A linha moral desta nova era atingiu níveis “nunca antes vistos na história desse país”. A (não) gestão de Jair Bolsonaro sob a maior crise sanitária da atualidade tem feito políticos abjetos como João Doria Jr. e Wilson Witzel parecem grandes estadistas.
Witzel acerta e acerta. Ele acertou quando desafiou Bolsonaro, colocou a população do Rio de Janeiro em quarentena e renovou o período de isolamento. Enquanto isso, Jair defendia o isolamento vertical, uma espécie de “PIB privado” da ciência, um conceito sem amparo científico.
Witzel acertou quando pediu: “Não siga atitudes impensadas e descoladas da realidade” e explicou que “essa decisão [isolamento social] é baseada na avaliação da OMS e das autoridades sanitárias”. Enquanto Jair distorcia o discurso do diretor-geral da entidade.
Acertou de novo quando anunciou parceria com a prefeitura do Rio para a construção de um hospital de campanha, a distribuição de cestas básicas e nas tentativas de suspender por 60 dias a cobrança dos serviços públicos como água, luz e gás por causa da crise motivada pelo coronavírus.
João Doria tem tomado medidas parecidas e subiu o tom: “Estamos fazendo o que deveria ser feito pelo líder do país, o que o presidente Jair Bolsonaro, lamentavelmente, não faz, e quando faz, faz errado”.
Mas não vamos perder o foco. Witzel, por exemplo, acusou Jair de “fazer política” com o coronavírus. Política de saúde pública é política. Doria inclusive – num momento de sobriedade política que lhe é tão raro – abaixou as armas e acenou a Lula, que o tinha elogiado. Um excelente movimento em direção ao que clamamos há tempos, a tal da frente ampla.
Mas Doria segue sendo Doria, e Witzel nada mais é que Witzel, apesar da nova capa de estadista.

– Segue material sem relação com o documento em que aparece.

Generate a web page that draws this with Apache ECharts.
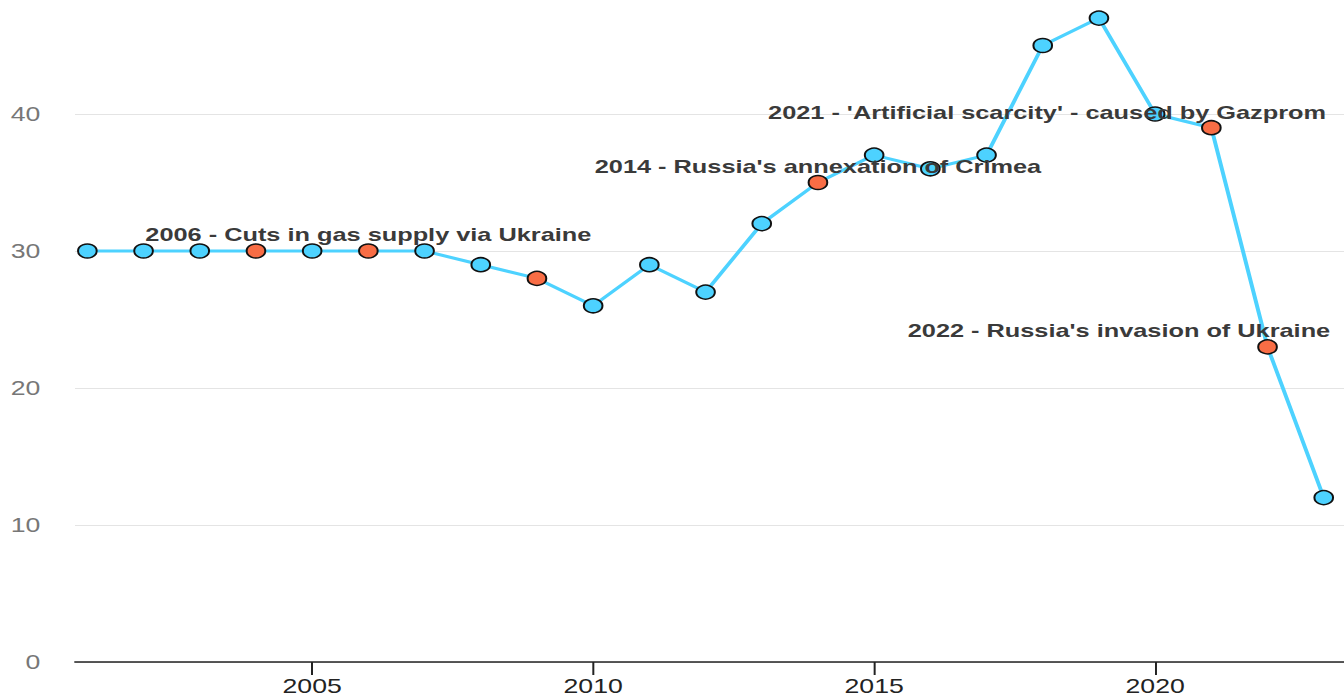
<!DOCTYPE html>
<html>
<head>
    <meta charset="utf-8">
    <title>Gas share chart</title>
    <script src="https://cdn.jsdelivr.net/npm/echarts@6/dist/echarts.min.js"></script>
    <style>
        html, body { margin: 0; padding: 0; background: #fff; overflow: hidden; }
        /* the reference is drawn wide: render narrower and stretch horizontally */
        #main { width: 1008px; height: 696px; transform: scaleX(1.3333); transform-origin: 0 0; }
    </style>
</head>
<body>
    <div id="main"></div>
    <script type="text/javascript">
        var years = [2001, 2002, 2003, 2004, 2005, 2006, 2007, 2008, 2009, 2010, 2011, 2012,
                     2013, 2014, 2015, 2016, 2017, 2018, 2019, 2020, 2021, 2022, 2023];
        var values = [30, 30, 30, 30, 30, 30, 30, 29, 28, 26, 29, 27,
                      32, 35, 37, 36, 37, 45, 47, 40, 39, 23, 12];
        var highlightYears = [2004, 2006, 2009, 2014, 2021, 2022];
        var xTickLabels = [2005, 2010, 2015, 2020];

        var noteYears = [2006, 2014, 2021, 2022];
        var noteTexts = [
            '2006 - Cuts in gas supply via Ukraine',
            "2014 - Russia's annexation of Crimea",
            "2021 - 'Artificial scarcity' - caused by Gazprom",
            "2022 - Russia's invasion of Ukraine"
        ];
        // label placement around the point (center or pushed left of the right edge)
        var noteAlign = ['center', 'center', 'right', 'right'];
        var noteOffset = [[0, -16], [0, -16], [86, -15], [47, -16]];

        var blue = '#4dd2ff';
        var orange = '#f86d45';

        var points = years.map(function (y, i) {
            var item = {
                value: [y, values[i]],
                itemStyle: { color: highlightYears.indexOf(y) >= 0 ? orange : blue }
            };
            var n = noteYears.indexOf(y);
            if (n >= 0) {
                item.label = {
                    show: true,
                    position: 'inside',
                    align: noteAlign[n],
                    offset: noteOffset[n],
                    formatter: noteTexts[n]
                };
            }
            return item;
        });

        var myChart = echarts.init(document.getElementById('main'), null, { renderer: 'svg' });
        var option = {
            animation: false,
            // top of the value range (50) sits just above the visible area
            grid: { left: 56.25, right: 0, top: -23, bottom: 34, outerBoundsMode: 'none' },
            xAxis: {
                type: 'value',
                min: 2000.78,
                max: 2023.36,
                splitLine: { show: false },
                axisLine: { show: true, lineStyle: { color: '#222', width: 1.5 } },
                axisTick: {
                    show: true, length: 13, customValues: xTickLabels,
                    lineStyle: { color: '#222', width: 1.5 }
                },
                axisLabel: {
                    customValues: xTickLabels,
                    margin: 14,
                    fontSize: 20,
                    color: '#222',
                    fontFamily: 'Liberation Sans, Arial, sans-serif',
                    formatter: function (v) { return String(v); }
                }
            },
            yAxis: {
                type: 'value',
                min: 0,
                max: 50,
                interval: 10,
                axisLine: { show: false },
                axisTick: { show: false },
                splitLine: { lineStyle: { color: '#e4e4e4', width: 1 } },
                axisLabel: {
                    showMaxLabel: false,
                    margin: 26,
                    fontSize: 20,
                    color: '#777',
                    fontFamily: 'Liberation Sans, Arial, sans-serif'
                }
            },
            series: [{
                type: 'line',
                data: points,
                symbol: 'circle',
                symbolSize: 14,
                lineStyle: { color: blue, width: 3 },
                itemStyle: { borderColor: '#111', borderWidth: 1.5 },
                label: {
                    fontSize: 19,
                    fontWeight: 'bold',
                    color: '#3a3a3a',
                    fontFamily: 'Liberation Sans, Arial, sans-serif'
                },
                emphasis: { disabled: true }
            }]
        };
        myChart.setOption(option);
    </script>
</body>
</html>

Doria, por exemplo, mostrou sua essência de “gestor” quando elogiou a medida provisória absurda proposta por Bolsonaro que previa cancelamento de contratos de trabalho. A MP foi cancelada no mesmo dia.

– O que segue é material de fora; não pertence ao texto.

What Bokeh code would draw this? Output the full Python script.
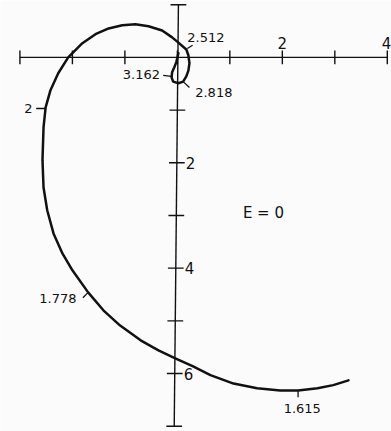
from bokeh.plotting import figure
from bokeh.models import Range1d
from bokeh.core.properties import value
from bokeh.embed import file_html
from bokeh.resources import INLINE

# Locus of the frequency response for E = 0 (real part vs. negative imaginary part),
# listed from the innermost end of the spiral outwards
real_part = [0.02, -0.02, -0.06, -0.10, -0.11, -0.08, 0.02, 0.11, 0.17, 0.21,
             0.23, 0.21, 0.17, 0.02, -0.10, -0.29, -0.55, -0.80, -1.05, -1.31,
             -1.56, -1.81, -2.08, -2.27, -2.42, -2.51, -2.55, -2.57, -2.55, -2.48,
             -2.36, -2.19, -2.00, -1.70, -1.41, -1.09, -0.70, -0.36, -0.04, 0.29,
             0.63, 1.07, 1.52, 1.96, 2.30, 2.67, 2.97, 3.26]
neg_imag = [-0.08, 0.09, 0.19, 0.28, 0.38, 0.46, 0.49, 0.46, 0.36, 0.25,
            0.11, -0.04, -0.15, -0.28, -0.38, -0.51, -0.59, -0.63, -0.61, -0.55,
            -0.44, -0.27, 0.00, 0.30, 0.63, 0.95, 1.33, 1.95, 2.47, 2.90,
            3.34, 3.72, 4.04, 4.46, 4.80, 5.09, 5.37, 5.56, 5.71, 5.86,
            6.03, 6.19, 6.28, 6.32, 6.32, 6.28, 6.22, 6.13]

# Frequency marks along the locus
freq_labels = ["3.162", "2.818", "2.512", "2", "1.778", "1.615"]

# Axis ticks and labels
x_ticks = [-3, -2, -1, 0, 1, 2, 3, 4]
x_tick_labels = ["2", "4"]
x_label_vals = [2, 4]
y_ticks = [-1, 1, 2, 3, 4, 5, 6, 7]
y_tick_labels = ["2", "4", "6"]
y_label_vals = [2, 4, 6]

INK = "#111111"
FONT = value("DejaVu Sans")


def axis_x(y):
    # the hand-ruled vertical axis leans very slightly
    return 0.02 - 0.01 * (y + 1)


p = figure(width=391, height=431, output_backend="svg", toolbar_location=None,
           x_range=Range1d(-3.37, 4.08), y_range=Range1d(7.10, -1.08),
           min_border=0, background_fill_color="#fbfbfb",
           border_fill_color="#fbfbfb")
p.axis.visible = False
p.grid.visible = False
p.outline_line_color = None

# Axes crossing at the origin, with ticks straddling the lines
p.segment(x0=[-3.0], y0=[0], x1=[4.0], y1=[0], line_color=INK, line_width=1.4)
p.segment(x0=[axis_x(-1.0)], y0=[-1.0], x1=[axis_x(7.0)], y1=[7.0],
          line_color=INK, line_width=1.4)
p.segment(x0=x_ticks, y0=[-0.13] * len(x_ticks), x1=x_ticks, y1=[0.13] * len(x_ticks),
          line_color=INK, line_width=1.4)
p.segment(x0=[axis_x(t) - 0.15 for t in y_ticks], y0=y_ticks,
          x1=[axis_x(t) + 0.15 for t in y_ticks], y1=y_ticks,
          line_color=INK, line_width=1.4)

p.text(x=x_label_vals, y=[-0.28, -0.28], text=x_tick_labels, text_font=FONT,
       text_font_size="15px", text_align=["center", "right"], text_baseline="middle",
       text_color=INK, x_offset=[0, 4])
p.text(x=[axis_x(t) + 0.17 for t in y_label_vals], y=y_label_vals,
       text=y_tick_labels, text_font=FONT, text_font_size="15px",
       text_align="left", text_baseline="middle", text_color=INK)

# The locus
p.line(real_part, neg_imag, line_color=INK, line_width=2.5,
       line_join="round", line_cap="round")

# Leaders from the locus to the frequency marks
p.segment(x0=[-0.27, 0.11, 0.19, -2.69, -1.80, 2.30],
          y0=[0.34, 0.46, -0.17, 0.97, 4.56, 6.32],
          x1=[-0.11, 0.23, 0.29, -2.52, -1.70, 2.30],
          y1=[0.36, 0.57, -0.23, 0.97, 4.46, 6.45],
          line_color=INK, line_width=1.3)

lab_x = [-0.33, 0.34, 0.19, -2.84, -2.63, 2.38]
lab_y = [0.33, 0.66, -0.38, 0.97, 4.57, 6.66]
lab_align = ["right", "left", "left", "center", "left", "center"]
for xx, yy, t, a in zip(lab_x, lab_y, freq_labels, lab_align):
    p.text(x=[xx], y=[yy], text=[t], text_font=FONT, text_font_size="13px",
           text_align=a, text_baseline="middle", text_color=INK)

p.text(x=[1.64], y=[2.96], text=["E = 0"], text_font=FONT, text_font_size="15px",
       text_align="center", text_baseline="middle", text_color=INK)

open("out.html", "w").write(file_html(p, INLINE))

Witzel segue sendo rasteiro e operando por debaixo dos panos. No dia 24 de março, em meio a esta grave crise, publicou o decreto 46.992, que instituiu a Comissão de Privatização da Cedae, mais um passo em direção a desestatização da companhia de águas e esgoto do Rio. Apesar da privatização ser um plano antigo dos governadores do Rio, a informação praticamente passou batida nos grandes jornais. Eles seguem operando suas agendas, apesar da fantasia atual de bons moços.
Essa fantasia, diga-se, é muito limitada. O velho hábito de sonegar informações, por exemplo, não saiu de moda. Em São Paulo, dois detentos que cumpriam pena na penitenciária José Parada Neto, em Guarulhos, morreram com dificuldade para respirar. Entre agentes e enfermeiros, a suspeita é de que eles estavam com coronavírus. Mas, oficialmente, as mortes foram registradas como naturais.
O Sindicato dos Funcionários do Sistema Prisional do Estado de São Paulo diz que há agentes penitenciários afastados por suspeita de coronavírus e que não há equipamentos de proteção e limpeza o suficiente para o trabalho diário. A Secretaria de Administração Penitenciária nega que haja agentes e presos infectados e acusa quem diz o contrário de estar “aproveitando-se de uma grave crise de saúde pública”. Um posicionamento um tanto “curioso” vindo de um governo que se diz defensor dos agentes de segurança – usei curioso entre aspas porque, na verdade, isso é bem normal: as forças de segurança são usadas politicamente por oportunistas desde sempre. São “bucha”, como se diz. A preocupação do governo com seus agentes vai até a página dois.
No Rio, o coronavírus, como bem pontuou o ex-corregedor da PM, Wanderby de Medeiros, tem sido a melhor política de segurança pública do Estado – embora seja uma política sanitária: houve redução de 11% no número de tiroteios na região metropolitana do Rio.
No fim, Doria e Witzel ganharam 10 pontos comigo – mas estão me devendo uns 5.918.